“Pirate Radio” director Richard Curtis (right) works with stars Philip Seymour Hoffman (left) and Rhys Ifans.Richard Curtis is one of the most prolific writers for the big and small screens.
The New Zealand-born writer, who moved to England at age 11, has written some of the best television comedies of the last couple decades — “Blackadder,” “Mr. Bean” and “The Vicar of Dibley.” He’s also written some of the most successful British romantic-comedy films — “Four Weddings and a Funeral,” “Notting Hill” and “Bridget Jones’s Diary.” He’s made plenty of forays into drama, such as the acclaimed television film “The Girl in the Cafe” and “The No. 1 Ladies’ Detective Agency.” Yet “Pirate Radio,” his latest project, is only the second feature he’s directed, after 2003’s “Love Actually.”
It’s not that Mr. Curtis doesn’t enjoy getting behind the camera. It’s that he’s simply too busy doing other things — and not just writing.
“Because of Comic Relief, I have a sort of half-speed career,” he says on a recent visit to the District. The 51-year-old filmmaker founded the charity in 1985. “Oddly enough, I got involved by mistake. I met a girl at dinner who was going to Ethiopia or Sudan during the famine in 1985. And I’d had a glass of wine too many and said, ‘If you want some company, I’ll come.’” He admits that he had hoped to spend some time with the girl, but the charity involved thought they should spread their time around, so she went to Sudan and he went to Ethiopia. He had been raised partly in the Philippines, so he had seen poverty, but that hadn’t prepared him for famine-era Africa.

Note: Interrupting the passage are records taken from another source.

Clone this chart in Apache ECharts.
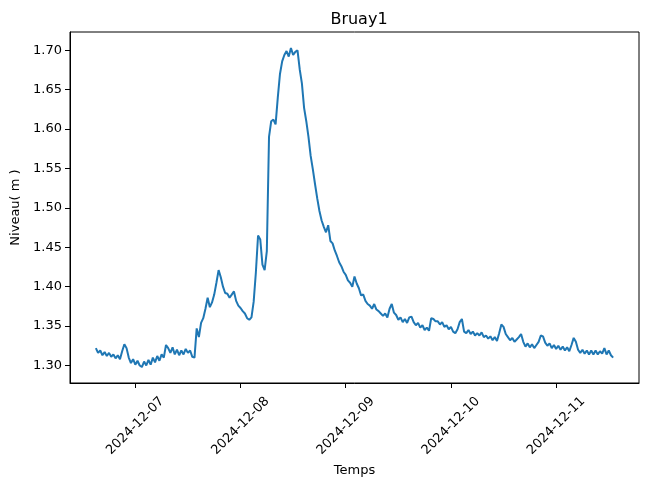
<!DOCTYPE html>
<html>
<head>
<meta charset="utf-8">
<script src="https://cdn.jsdelivr.net/npm/echarts@6/dist/echarts.min.js"></script>
<style>
  html, body { margin: 0; padding: 0; background: #fff; }
  #chart { width: 649px; height: 489px; }
</style>
</head>
<body>
<div id="chart"></div>
<script>
// releves toutes les 30 min, a partir du 2024-12-06 15:00
const startTime = new Date(2024, 11, 6, 15, 0).getTime()
const stepMs = 30 * 60 * 1000

const niveau = [
  1.322, 1.316, 1.319, 1.313, 1.317, 1.312, 1.316, 1.311, 1.314, 1.309, 1.313, 1.308,
  1.318, 1.327, 1.322, 1.310, 1.303, 1.308, 1.301, 1.306, 1.300, 1.298, 1.305, 1.300,
  1.307, 1.301, 1.310, 1.304, 1.312, 1.306, 1.314, 1.310, 1.326, 1.322, 1.316, 1.323,
  1.314, 1.320, 1.313, 1.319, 1.314, 1.321, 1.316, 1.319, 1.311, 1.310, 1.347, 1.336,
  1.354, 1.360, 1.372, 1.386, 1.374, 1.380, 1.390, 1.405, 1.421, 1.412, 1.400, 1.392,
  1.391, 1.386, 1.390, 1.394, 1.382, 1.376, 1.373, 1.369, 1.366, 1.360, 1.358, 1.361,
  1.381, 1.418, 1.465, 1.460, 1.428, 1.421, 1.445, 1.590, 1.610, 1.612, 1.606, 1.640,
  1.670, 1.686, 1.694, 1.699, 1.692, 1.703, 1.694, 1.698, 1.700, 1.676, 1.658, 1.627,
  1.610, 1.590, 1.566, 1.549, 1.530, 1.512, 1.496, 1.484, 1.476, 1.469, 1.478, 1.458,
  1.455, 1.446, 1.439, 1.431, 1.426, 1.419, 1.415, 1.408, 1.405, 1.400, 1.413, 1.404,
  1.398, 1.389, 1.390, 1.382, 1.378, 1.376, 1.372, 1.378, 1.371, 1.369, 1.366, 1.363,
  1.366, 1.361, 1.372, 1.378, 1.367, 1.364, 1.358, 1.361, 1.355, 1.359, 1.354, 1.361,
  1.362, 1.355, 1.351, 1.354, 1.348, 1.351, 1.345, 1.348, 1.344, 1.360, 1.359, 1.356,
  1.356, 1.352, 1.355, 1.349, 1.351, 1.346, 1.349, 1.343, 1.341, 1.346, 1.355, 1.359,
  1.343, 1.341, 1.345, 1.340, 1.343, 1.338, 1.341, 1.338, 1.342, 1.336, 1.338, 1.334,
  1.337, 1.332, 1.336, 1.331, 1.341, 1.352, 1.349, 1.340, 1.336, 1.332, 1.335, 1.330,
  1.333, 1.336, 1.340, 1.330, 1.324, 1.328, 1.323, 1.327, 1.322, 1.326, 1.330, 1.338,
  1.337, 1.329, 1.325, 1.328, 1.322, 1.326, 1.321, 1.325, 1.320, 1.324, 1.319, 1.323,
  1.318, 1.326, 1.335, 1.330, 1.320, 1.316, 1.320, 1.315, 1.319, 1.314, 1.319, 1.314,
  1.319, 1.314, 1.318, 1.315, 1.322, 1.314, 1.319, 1.313, 1.310
]

const xTicks = [
  new Date(2024, 11, 7).getTime(),
  new Date(2024, 11, 8).getTime(),
  new Date(2024, 11, 9).getTime(),
  new Date(2024, 11, 10).getTime(),
  new Date(2024, 11, 11).getTime()
]
const yTicks = [1.30, 1.35, 1.40, 1.45, 1.50, 1.55, 1.60, 1.65, 1.70]

const temps = niveau.map((v, i) => startTime + i * stepMs)
const points = niveau.map((v, i) => [temps[i], v])

// marges 5% comme matplotlib
const tMin = temps[0], tMax = temps[temps.length - 1]
const vMin = Math.min(...niveau), vMax = Math.max(...niveau)
const tPad = (tMax - tMin) * 0.05
const vPad = (vMax - vMin) * 0.05

function pad2 (n) { return n < 10 ? '0' + n : '' + n }
function fmtDate (ms) {
  const d = new Date(ms)
  return d.getFullYear() + '-' + pad2(d.getMonth() + 1) + '-' + pad2(d.getDate())
}

const font = 'DejaVu Sans'
let myChart = echarts.init(document.getElementById('chart'))
let option = {
  animation: false,
  title: {
    text: 'Bruay1',
    left: 354,
    top: 7,
    textAlign: 'center',
    textStyle: { fontFamily: font, fontSize: 16, fontWeight: 'normal', color: '#000' }
  },
  grid: {
    left: 70,
    right: 10,
    top: 32,
    bottom: 106,
    show: true,
    borderColor: '#000',
    borderWidth: 1,
    backgroundColor: '#fff'
  },
  xAxis: {
    type: 'value', // temps en ms
    min: tMin - tPad,
    max: tMax + tPad,
    name: 'Temps',
    nameLocation: 'middle',
    nameGap: 80,
    nameTextStyle: { fontFamily: font, fontSize: 13, color: '#000' },
    axisLine: { lineStyle: { color: '#000', width: 1 } },
    axisTick: { show: true, length: 5, customValues: xTicks, lineStyle: { color: '#000' } },
    axisLabel: {
      customValues: xTicks,
      rotate: 45,
      align: 'center',
      verticalAlign: 'middle',
      margin: 43,
      fontFamily: font,
      fontSize: 13,
      color: '#000',
      formatter: (v) => fmtDate(v)
    },
    splitLine: { show: false }
  },
  yAxis: {
    type: 'value',
    min: vMin - vPad,
    max: vMax + vPad,
    name: 'Niveau( m )',
    nameLocation: 'middle',
    nameGap: 47,
    nameTextStyle: { fontFamily: font, fontSize: 13, color: '#000' },
    axisLine: { show: true, lineStyle: { color: '#000', width: 1 } },
    axisTick: { show: true, length: 5, customValues: yTicks, lineStyle: { color: '#000' } },
    axisLabel: {
      customValues: yTicks,
      margin: 8,
      fontFamily: font,
      fontSize: 13,
      color: '#000',
      formatter: (v) => v.toFixed(2)
    },
    splitLine: { show: false }
  },
  series: [
    {
      type: 'line',
      data: points,
      showSymbol: false,
      lineStyle: { color: '#1f77b4', width: 2 },
      itemStyle: { color: '#1f77b4' }
    }
  ]
}
myChart.setOption(option)
</script>
</body>
</html>
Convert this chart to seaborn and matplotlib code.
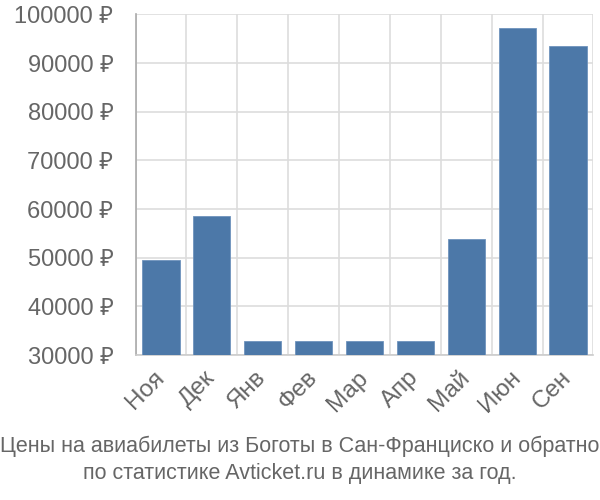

“Once you’ve seen something like I saw in Ethiopia in 1985, it’s very difficult to not have your priorities shifted,” he says.
His first charity television program raised $30 million. “After that, it’s been difficult to give it up,” he reports. “I gave up writing completely for 2004-2005, when we did Live 8 and the Make Poverty History campaign.”
In fact, Mr. Curtis was in Washington not to promote his new film, but to hear a speech by Microsoft philanthropists Bill and Melinda Gates. “I look forward to directing, but it’ll probably be only once every three or four years,” he says. He’s very humble about his work and says he and those with whom he works are just doing what regular folks would do given the chance.
Mr. Curtis obviously takes great pleasure in his charitable work, but “Pirate Radio,” which is about a pirate radio ship off the coast of Britain that broadcasts the rock ‘n’ roll the BBC ignores, enabled him to work on something for which he really feels an affinity.
“Pop music has always been my first love. I love my girlfriend, but not as much as I love the Kings of Convenience,” he says with a smile of his longtime partner, Emma Freud.
The film is about 80 percent true, the director says. “There was this astonishing mismatch between supply and demand in 1964 in England,” he says, explaining that despite the country producing “the greatest pop music,” no more than “three songs a day were played on the official BBC radio, because the radio was run by 50-year-olds who were still interested in Johnny Mathis.”